We knew it was never about the building, because in our years-long history, we have inhabited five different physical buildings.

We wandered through Baltimore from the city to the county, from building to building, several of which still exist today, some even inhabited by other congregations. But none of those five buildings, even our current magnificent facility is Chizuk Amuno Congregation.

The irony is, we’d already begun quiet talks about our facility. Over the past few years, we acknowledged that one of our challenges as a congregation is our physical space. It is indeed magnificent, but it is also aging. We worry about our roof, our HVAC system, our electric bill, our security, our space needs, and all the attendant issues of a large, aging physical plant.
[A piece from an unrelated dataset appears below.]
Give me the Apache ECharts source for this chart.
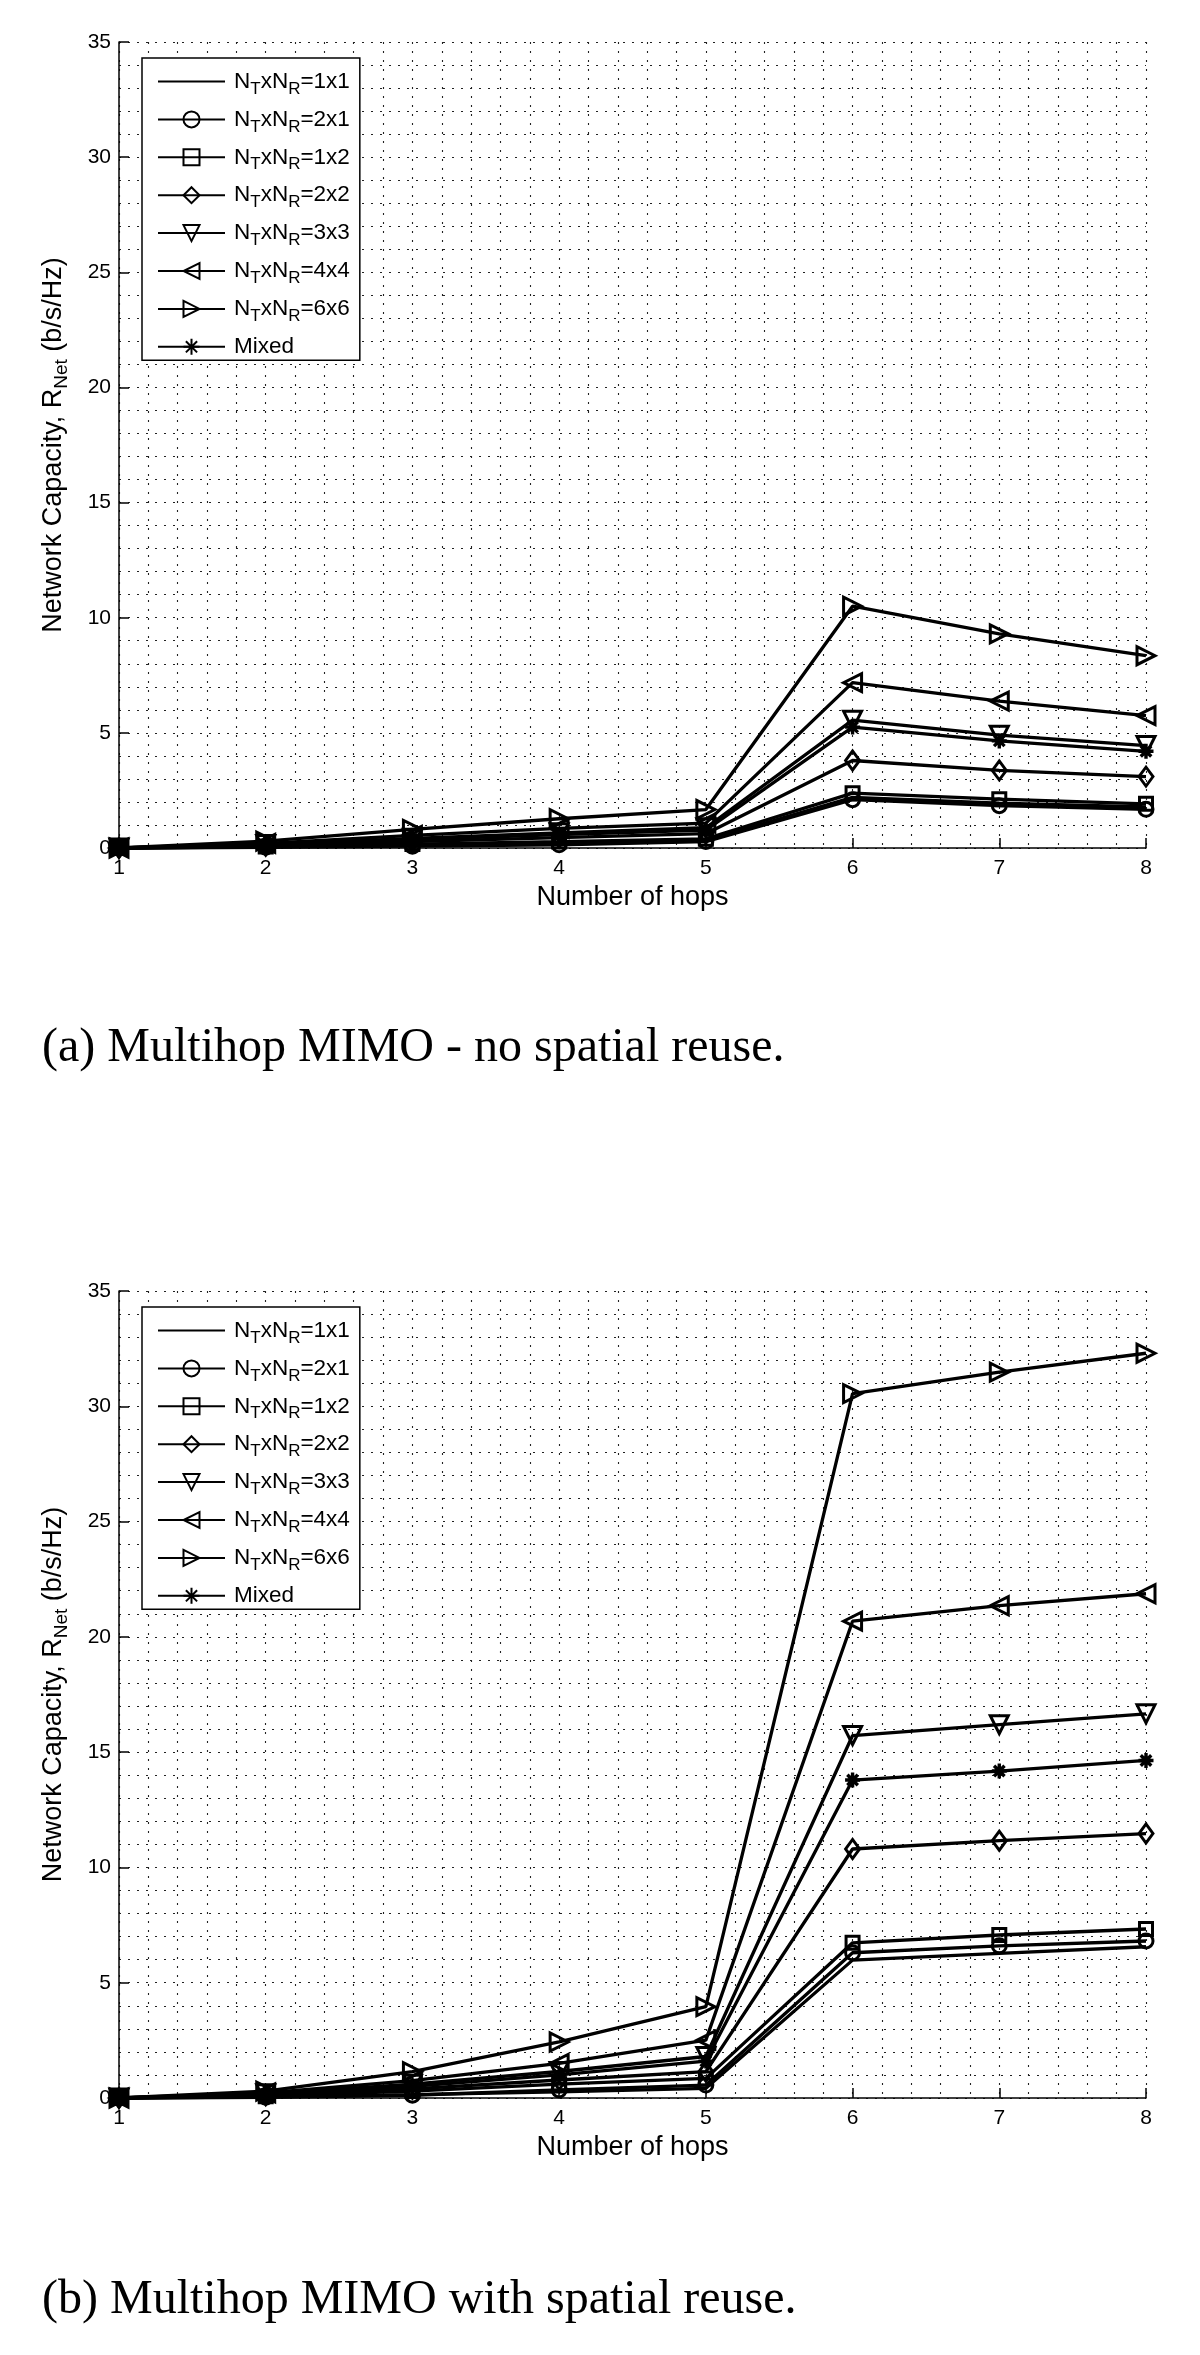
<!DOCTYPE html>
<html><head><meta charset="utf-8">
<script src="https://cdn.jsdelivr.net/npm/echarts@6/dist/echarts.min.js"></script>
<style>html,body{margin:0;padding:0;background:#fff}#c{width:1200px;height:2355px}</style>
</head><body><div id="c"></div>
<script>
// ---- data ----
const hops = [1, 2, 3, 4, 5, 6, 7, 8];
const configs = ['1x1', '2x1', '1x2', '2x2', '3x3', '4x4', '6x6', 'Mixed'];
const yTicks = [0, 5, 10, 15, 20, 25, 30, 35];

// (a) no spatial reuse
const noReuse1x1   = [0, 0.05, 0.13, 0.22, 0.32, 2.20, 1.95, 1.78];
const noReuse2x1   = [0, 0.03, 0.08, 0.14, 0.28, 2.10, 1.84, 1.68];
const noReuse1x2   = [0, 0.06, 0.17, 0.28, 0.40, 2.38, 2.12, 1.92];
const noReuse2x2   = [0, 0.10, 0.28, 0.45, 0.62, 3.80, 3.37, 3.10];
const noReuse3x3   = [0, 0.15, 0.42, 0.66, 0.88, 5.55, 4.90, 4.45];
const noReuse4x4   = [0, 0.20, 0.55, 0.85, 1.08, 7.18, 6.38, 5.75];
const noReuse6x6   = [0, 0.30, 0.81, 1.27, 1.67, 10.50, 9.30, 8.35];
const noReuseMixed = [0, 0.13, 0.37, 0.58, 0.78, 5.25, 4.65, 4.20];

// (b) with spatial reuse
const reuse1x1   = [0, 0.05, 0.15, 0.27, 0.42, 5.98, 6.27, 6.56];
const reuse2x1   = [0, 0.03, 0.12, 0.35, 0.56, 6.30, 6.60, 6.81];
const reuse1x2   = [0, 0.08, 0.30, 0.60, 0.85, 6.73, 7.07, 7.33];
const reuse2x2   = [0, 0.12, 0.40, 0.78, 1.14, 10.80, 11.16, 11.47];
const reuse3x3   = [0, 0.18, 0.60, 1.15, 1.80, 15.72, 16.19, 16.66];
const reuse4x4   = [0, 0.22, 0.75, 1.50, 2.51, 20.68, 21.35, 21.87];
const reuse6x6   = [0, 0.30, 1.14, 2.43, 3.96, 30.55, 31.48, 32.30];
const reuseMixed = [0, 0.15, 0.50, 1.00, 1.60, 13.79, 14.18, 14.64];

const captionA = '(a) Multihop MIMO - no spatial reuse.';
const captionB = '(b) Multihop MIMO with spatial reuse.';

// ---- styling ----
const SANS = 'Liberation Sans, Arial, Helvetica, sans-serif';
const SERIF = 'Liberation Serif, Times New Roman, serif';
const markers = {
  '1x1': {symbol: 'none', size: 0},
  '2x1': {symbol: 'circle', size: 14},
  '1x2': {symbol: 'rect', size: 13},
  '2x2': {symbol: 'diamond', size: [14, 19]},
  '3x3': {symbol: 'path://M0,0 L10,0 L5,9 Z', size: 18},
  '4x4': {symbol: 'path://M10,0 L10,10 L1,5 Z', size: 18},
  '6x6': {symbol: 'path://M0,0 L0,10 L9,5 Z', size: 18},
  'Mixed': {symbol: 'path://M5,0 L5,10 M0,5 L10,5 M1.5,1.5 L8.5,8.5 M8.5,1.5 L1.5,8.5', size: 15}
};
const dataA = {'1x1': noReuse1x1, '2x1': noReuse2x1, '1x2': noReuse1x2, '2x2': noReuse2x2,
  '3x3': noReuse3x3, '4x4': noReuse4x4, '6x6': noReuse6x6, 'Mixed': noReuseMixed};
const dataB = {'1x1': reuse1x1, '2x1': reuse2x1, '1x2': reuse1x2, '2x2': reuse2x2,
  '3x3': reuse3x3, '4x4': reuse4x4, '6x6': reuse6x6, 'Mixed': reuseMixed};

function mkSeries(dataMap, idx) {
  return configs.map(function (c) {
    const m = markers[c];
    let itemStyle;
    if (c === '1x1') itemStyle = {color: 'rgba(0,0,0,0)', borderColor: 'rgba(0,0,0,0)', borderWidth: 0};
    else if (c === 'Mixed') itemStyle = {color: '#000', borderColor: '#000', borderWidth: 3.4};
    else itemStyle = {color: 'rgba(255,255,255,0)', borderColor: '#000', borderWidth: 3};
    return {
      name: c, type: 'line', xAxisIndex: idx, yAxisIndex: idx,
      data: hops.map(function (h, i) { return [h, dataMap[c][i]]; }),
      symbol: m.symbol, symbolSize: m.size, showSymbol: m.symbol !== 'none',
      clip: false, animation: false,
      lineStyle: {color: '#000', width: 3.3},
      itemStyle: itemStyle,
      emphasis: {disabled: true}
    };
  });
}

const dotted = {color: '#222', width: 1.1, type: [2, 7]};
function mkX(idx) {
  return {
    type: 'value', gridIndex: idx, min: 1, max: 8, interval: 1,
    name: 'Number of hops', nameLocation: 'middle', nameGap: 36,
    nameTextStyle: {fontSize: 27, fontFamily: SANS, color: '#000'},
    axisLine: {show: true, onZero: false, lineStyle: {color: '#000', width: 1.5}},
    axisTick: {show: true, inside: true, length: 10, lineStyle: {color: '#000', width: 1.5}},
    axisLabel: {fontSize: 21, fontFamily: SANS, color: '#000', margin: 10},
    splitLine: {show: true, lineStyle: dotted},
    minorTick: {show: false, splitNumber: 5},
    minorSplitLine: {show: true, lineStyle: dotted}
  };
}
function mkY(idx) {
  return {
    type: 'value', gridIndex: idx, min: yTicks[0], max: yTicks[yTicks.length - 1], interval: 5,
    name: '{m|Network Capacity, R}{s|Net}{m| (b/s/Hz)}', nameLocation: 'middle', nameGap: 48,
    nameRotate: 90,
    nameTextStyle: {fontSize: 27, fontFamily: SANS, color: '#000',
      rich: {m: {fontSize: 27, fontFamily: SANS, color: '#000', lineHeight: 34},
             s: {fontSize: 19, fontFamily: SANS, color: '#000', lineHeight: 8, verticalAlign: 'bottom'}}},
    axisLine: {show: true, lineStyle: {color: '#000', width: 1.5}},
    axisTick: {show: true, inside: true, length: 10, lineStyle: {color: '#000', width: 1.5}},
    axisLabel: {fontSize: 21, fontFamily: SANS, color: '#000', margin: 8},
    splitLine: {show: true, lineStyle: dotted},
    minorTick: {show: false, splitNumber: 5},
    minorSplitLine: {show: true, lineStyle: dotted}
  };
}
function mkLegend(top) {
  return {
    orient: 'vertical', left: 142, top: top,
    data: configs,
    padding: [12, 10, 2, 15], itemGap: 10.4, itemWidth: 67, itemHeight: 20,
    backgroundColor: '#fff', borderColor: '#000', borderWidth: 1.5, borderRadius: 0,
    selectedMode: false,
    formatter: function (n) {
      if (n === 'Mixed') return '{m|Mixed}';
      return '{m|N}{s|T}{m|xN}{s|R}{m|=' + n + '}';
    },
    textStyle: {fontSize: 22.5, fontFamily: SANS, color: '#000', padding: [0, 0, 0, 4],
      rich: {m: {fontSize: 22.5, fontFamily: SANS, color: '#000', lineHeight: 32},
             s: {fontSize: 17, fontFamily: SANS, color: '#000', lineHeight: 3, verticalAlign: 'bottom'}}}
  };
}

const chart = echarts.init(document.getElementById('c'), null, {renderer: 'canvas'});
chart.setOption({
  animation: false,
  backgroundColor: '#fff',
  title: [
    {text: captionA, left: 37, top: 1019, textStyle: {fontSize: 48, fontFamily: SERIF, fontWeight: 'normal', color: '#000'}},
    {text: captionB, left: 37, top: 2271, textStyle: {fontSize: 48, fontFamily: SERIF, fontWeight: 'normal', color: '#000'}}
  ],
  grid: [
    {left: 119, top: 42, width: 1027, height: 806, containLabel: false},
    {left: 119, top: 1291, width: 1027, height: 807, containLabel: false}
  ],
  xAxis: [mkX(0), mkX(1)],
  yAxis: [mkY(0), mkY(1)],
  legend: [mkLegend(58), mkLegend(1307)],
  series: mkSeries(dataA, 0).concat(mkSeries(dataB, 1))
});
</script>
</body></html>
It is both a blessing and an albatross.

Last Shabbat, we began reading the book of Vayikra (Leviticus) and we entered a new landscape with the people of Israel. It begins with the words, Vayikra el Moshe va yiddaber Adonai eilav. “And God called to Moshe and spoke to him.” (Leviticus 1:1)
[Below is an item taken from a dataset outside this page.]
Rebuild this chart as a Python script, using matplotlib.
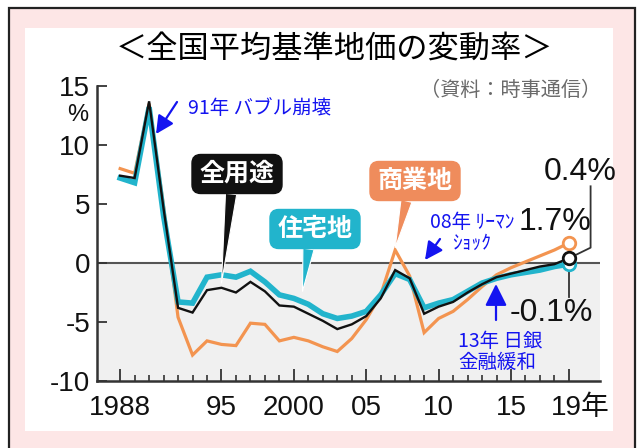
import numpy as np
import matplotlib
matplotlib.use("Agg")
import matplotlib.pyplot as plt
from matplotlib.patches import Rectangle
import matplotlib.transforms as mtransforms

# 全国平均基準地価の変動率 (%)
years = list(range(1988, 2020))
zenyoto = [7.4, 7.2, 13.7, 4.6, -3.8, -4.2, -2.3, -2.1, -2.5, -1.6,
           -2.4, -3.6, -3.7, -4.3, -4.9, -5.6, -5.2, -4.5, -3.0, -0.6,
           -1.3, -4.3, -3.7, -3.3, -2.5, -1.8, -1.2, -0.9, -0.6, -0.3,
           -0.1, 0.4]
jutaku = [7.2, 6.8, 13.2, 4.0, -3.3, -3.4, -1.2, -1.0, -1.2, -0.7,
          -1.6, -2.7, -3.0, -3.5, -4.3, -4.7, -4.5, -4.1, -2.7, -0.9,
          -1.4, -3.8, -3.4, -3.1, -2.4, -1.7, -1.3, -1.0, -0.8, -0.6,
          -0.3, -0.1]
shogyo = [8.0, 7.6, 13.5, 4.8, -4.6, -7.8, -6.6, -6.9, -7.0, -5.1,
          -5.2, -6.6, -6.3, -6.6, -7.1, -7.5, -6.4, -4.8, -2.7, 1.1,
          -1.1, -5.9, -4.7, -4.1, -3.1, -2.0, -1.0, -0.4, 0.1, 0.6,
          1.1, 1.7]

xticks = [1988, 1995, 2000, 2005, 2010, 2015, 2019]
xlabels = ["1988", "95", "2000", "05", "10", "15", "19年"]
yticks = [-10, -5, 0, 5, 10, 15]

LATIN = ["Liberation Sans", "Noto Sans CJK JP", "DejaVu Sans"]
JP = ["Noto Sans CJK JP", "DejaVu Sans"]
plt.rcParams["font.family"] = LATIN

BLACK = "#111111"
CYAN = "#22b4cc"
ORANGE = "#f39450"
BLUE = "#1414f0"
W, H = 641, 448

fig = plt.figure(figsize=(W / 100, H / 100), dpi=100)
fig.patch.set_facecolor("white")


def fpx(x, y):  # top-left pixel -> figure pixels
    return (x, H - y)


# frame: pink card with black border, white panel inside
fig.add_artist(Rectangle((9 / W, -0.1), 626 / W, 1.1 - 8 / H, transform=fig.transFigure,
                         fc="#fde6e6", ec="#222222", lw=1.6, zorder=-3))
fig.add_artist(Rectangle((25 / W, 1 - 431 / H), 588 / W, 403 / H, transform=fig.transFigure,
                         fc="white", ec="none", zorder=-2))

ax = fig.add_axes([97 / W, 1 - 381 / H, 503 / W, 295 / H])
ax.set_facecolor("none")
ax.set_xlim(1986.4, 2021.15)
ax.set_ylim(-10, 15)

ax.axhspan(-10, 0, color="#f0f0f0", zorder=0, lw=0)
ax.axhline(0, color="#555555", lw=1.5, zorder=1)

ax.plot(years, shogyo, color=ORANGE, lw=2.3, zorder=2, solid_joinstyle="miter")
ax.plot(years, jutaku, color=CYAN, lw=4.0, zorder=3, solid_joinstyle="miter")
ax.plot(years, zenyoto, color=BLACK, lw=1.7, zorder=4, solid_joinstyle="miter")

ax.plot(years[-1], shogyo[-1], "o", ms=9, mfc="white", mec=ORANGE, mew=2, zorder=5)
ax.plot(years[-1], jutaku[-1], "o", ms=9, mfc="white", mec=CYAN, mew=2, zorder=5)
ax.plot(years[-1], zenyoto[-1], "o", ms=9, mfc="white", mec=BLACK, mew=2, zorder=6)

for s in ["top", "right"]:
    ax.spines[s].set_visible(False)
for s in ["left", "bottom"]:
    ax.spines[s].set_color("#333333")
    ax.spines[s].set_linewidth(1.8)

ax.set_yticks(yticks)
ax.set_yticklabels([str(v) for v in yticks])
ax.set_xticks(xticks)
ax.set_xticklabels(xlabels)
ax.set_xticks(years, minor=True)
ax.tick_params(axis="y", direction="in", length=7, width=1.3, colors="#333333",
               labelcolor="#111111", labelsize=20, pad=5)
ax.tick_params(axis="x", which="major", direction="in", length=9, width=1.3,
               colors="#333333", labelcolor="#111111", labelsize=20, pad=10)
ax.tick_params(axis="x", which="minor", direction="in", length=4, width=1.2, colors="#333333")
lbl = ax.get_xticklabels()[-1]
lbl.set_transform(lbl.get_transform() + mtransforms.ScaledTranslation(0.11, 0, fig.dpi_scale_trans))

fig.text(78 / W, 1 - 115 / H, "%", fontsize=17, ha="center", va="center", color="#111111")

# title and source
fig.text(334 / W, 1 - 50 / H, "＜全国平均基準地価の変動率＞", fontsize=22.5, family=JP,
         ha="center", va="center", color="black")
fig.text(601 / W, 1 - 91 / H, "（資料：時事通信）", fontsize=14.5, family=JP,
         ha="right", va="center", color="#6a6a6a")

# callouts
def callout(text, xy, center, color, relx=0.5):
    ax.annotate(text, xy=xy, xycoords="data", xytext=fpx(*center), textcoords="figure pixels",
                ha="center", va="center", color="white", fontsize=18, fontweight="bold", family=JP,
                bbox=dict(boxstyle="round,pad=0.3,rounding_size=0.35", fc=color, ec=color),
                arrowprops=dict(arrowstyle="wedge,tail_width=0.45,shrink_factor=0.5", fc=color, ec="white",
                                lw=0.8, relpos=(relx, 0.5), shrinkA=0, shrinkB=0),
                zorder=8)


callout("全用途", (1995, zenyoto[7] + 0.4), (237, 174), BLACK, 0.45)
callout("住宅地", (2000.6, -2.4), (315, 229), CYAN, 0.45)
callout("商業地", (2007, shogyo[19] + 0.2), (415, 181), "#ef8c5c", 0.45)

# blue notes
def blue_arrow(tail, head, scale=18):
    ax.annotate("", xy=fpx(*head), xycoords="figure pixels", xytext=fpx(*tail), textcoords="figure pixels",
                arrowprops=dict(arrowstyle="-|>,head_length=0.6,head_width=0.3", color=BLUE, lw=1.6,
                                mutation_scale=scale, shrinkA=0, shrinkB=0), zorder=9)


blue_arrow((177, 102), (156, 134))
fig.text(188 / W, 1 - 109 / H, "91年 バブル崩壊", fontsize=14, family=JP, color=BLUE,
         ha="left", va="center")

blue_arrow((440, 239), (425, 260))
fig.text(430 / W, 1 - 222 / H, "08年 ﾘｰﾏﾝ", fontsize=14, family=JP, color=BLUE, ha="left", va="center")
fig.text(452 / W, 1 - 243 / H, "ｼｮｯｸ", fontsize=14, family=JP, color=BLUE, ha="left", va="center")

blue_arrow((496, 320), (496, 284), scale=22)
fig.text(458 / W, 1 - 341 / H, "13年 日銀", fontsize=14, family=JP, color=BLUE, ha="left", va="center")
fig.text(458 / W, 1 - 362 / H, "金融緩和", fontsize=14, family=JP, color=BLUE, ha="left", va="center")

# latest values
ax.plot([years[-1], 2020.5, 2020.5], [zenyoto[-1], 1.3, 6.5], color="#333333", lw=1.3, zorder=4)
ax.plot([years[-1], years[-1]], [jutaku[-1] - 0.4, -2.9], color="#333333", lw=1.3, zorder=4)
fig.text(580 / W, 1 - 172 / H, "0.4%", fontsize=23, ha="center", va="center", color="#111111")
fig.text(555 / W, 1 - 222 / H, "1.7%", fontsize=23, ha="center", va="center", color="#111111")
fig.text(551 / W, 1 - 313 / H, "-0.1%", fontsize=23, ha="center", va="center", color="#111111")

fig.savefig("out.png", dpi=100, facecolor=fig.get_facecolor())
Our Rabbis asked why God had to beckon to Moses to introduce the laws of sacrifice. One interpretation quoted by the editor of the Etz Hayim Chumash is that God had to call to Moses, because Moses thought that his assignment was completed. He escorted the people out of Egyptian slavery, brought the Ten Commandments down from Mount Sinai and oversaw the building of the Tabernacle that would provide a physical space to encounter the Divine during their wandering.

Moses thought the mode of Israelite religion that had been established was well-entrenched, working successfully, and thus his professional work was done. Not so, says the opening words of Leviticus.
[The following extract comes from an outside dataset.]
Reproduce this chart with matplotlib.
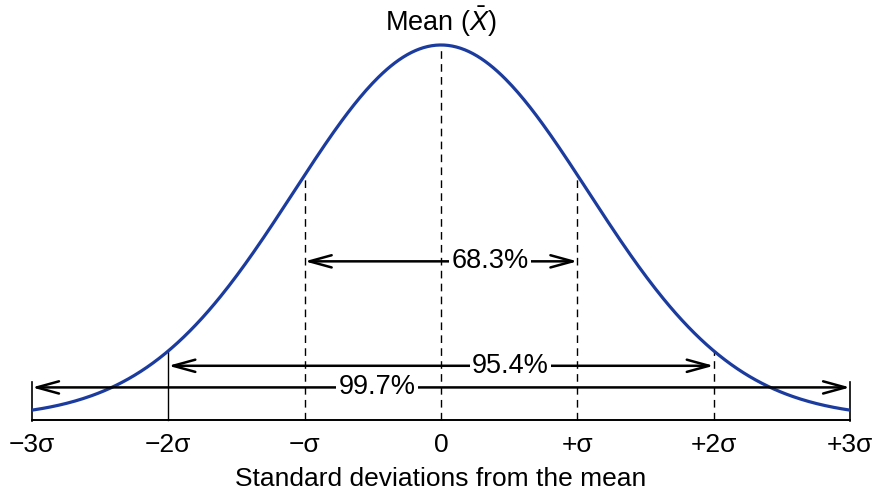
import numpy as np
import matplotlib
matplotlib.use("Agg")
import matplotlib.pyplot as plt
from matplotlib.patches import FancyArrowPatch

plt.rcParams['font.family'] = ['Liberation Sans', 'DejaVu Sans']
plt.rcParams['mathtext.fontset'] = 'custom'
plt.rcParams['mathtext.rm'] = 'Liberation Sans'
plt.rcParams['mathtext.it'] = 'Liberation Sans:italic'

# positions along the axis, in standard deviations
sigma_pos = [-3, -2, -1, 0, 1, 2, 3]
tick_labels = ['\u22123\u03c3', '\u22122\u03c3', '\u2212\u03c3', '0', '+\u03c3', '+2\u03c3', '+3\u03c3']
dashed = [False, False, True, True, True, True, False]

# coverage bands: half width (in sigma), label, arrow height, label position
band_width = [1, 2, 3]
band_label = ['68.3%', '95.4%', '99.7%']
band_y = [0.420, 0.140, 0.082]
band_text_x = [0.36, 0.51, -0.47]

# drawn curve: normal shape, spread
curve_sd = 1.08

blue = '#1b3c9e'

def curve(x):
    return np.exp(-np.asarray(x) ** 2 / (2 * curve_sd ** 2))

fig = plt.figure(figsize=(8.78, 4.90), dpi=100)
ax = fig.add_axes([0, 0, 1, 1])
ax.set_xlim(-3.235, 3.205)
ax.set_ylim(-0.193, 1.1206)
ax.axis('off')

xs = np.linspace(-3, 3, 400)
ax.plot(xs, curve(xs), color=blue, lw=2.3, zorder=3, solid_capstyle='butt')

# baseline and end ticks
ax.plot([-3, 3], [-0.005, -0.005], color='black', lw=1.4)
for s in [-3, 3]:
    ax.plot([s, s], [-0.008, 0.097], color='black', lw=1.2)

# verticals from baseline to curve
for s, d in zip(sigma_pos[1:-1], dashed[1:-1]):
    top = curve(s)
    if d:
        ax.plot([s, s], [-0.005, top], color='black', lw=1.0, dashes=(5.5, 3.8), zorder=2)
    else:
        ax.plot([s, s], [-0.005, top], color='black', lw=1.0, zorder=2)

# arrows with labels
for w, lab, y, tx in zip(band_width, band_label, band_y, band_text_x):
    arr = FancyArrowPatch((-w, y), (w, y), arrowstyle='<->,head_length=0.8,head_width=0.22',
                          mutation_scale=20, color='black', lw=1.8, shrinkA=0, shrinkB=0, zorder=4)
    ax.add_patch(arr)
    ax.text(tx, y, lab, ha='center', va='center', fontsize=19.5, zorder=5,
            bbox=dict(facecolor='white', edgecolor='none', pad=1.5))

# tick labels
for s, lab in zip(sigma_pos, tick_labels):
    ax.text(s, -0.072, lab, ha='center', va='center', fontsize=19)

ax.text(0, -0.163, 'Standard deviations from the mean', ha='center', va='center', fontsize=19)
ax.text(0, 1.062, r'Mean ($\bar{X}$)', ha='center', va='center', fontsize=19.5)

fig.savefig('out.png', dpi=100)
Like Moses called to learn a new mode of worship, namely the sacrificial system, Jews and all people of faith have been called to find new ways to make God present in situations that the Bible could not have imagined. Maimonides used to instruct us that ritual sacrifice was not an end in itself but rather a means to an end. He says that is why it was so limited — limited in what could be offered, by whom and in what location. Prayer on the other hand, can be offered by any person, in any place.

From April 1, 1871 until March 12, 2020 we had been so fortunate to enjoy the blessings of a one magnificent physical facility or another as the home of our prayers and our synagogue community. Now we have left the building behind but we have taken our community and its values with us.

Maimonides knew it was never about the building. Moses learned it was never about the building. Now we have learned that as well.

Rabbi Debi Wechsler is a rabbi at Chizuk Amuno Congregation in Baltimore, Maryland.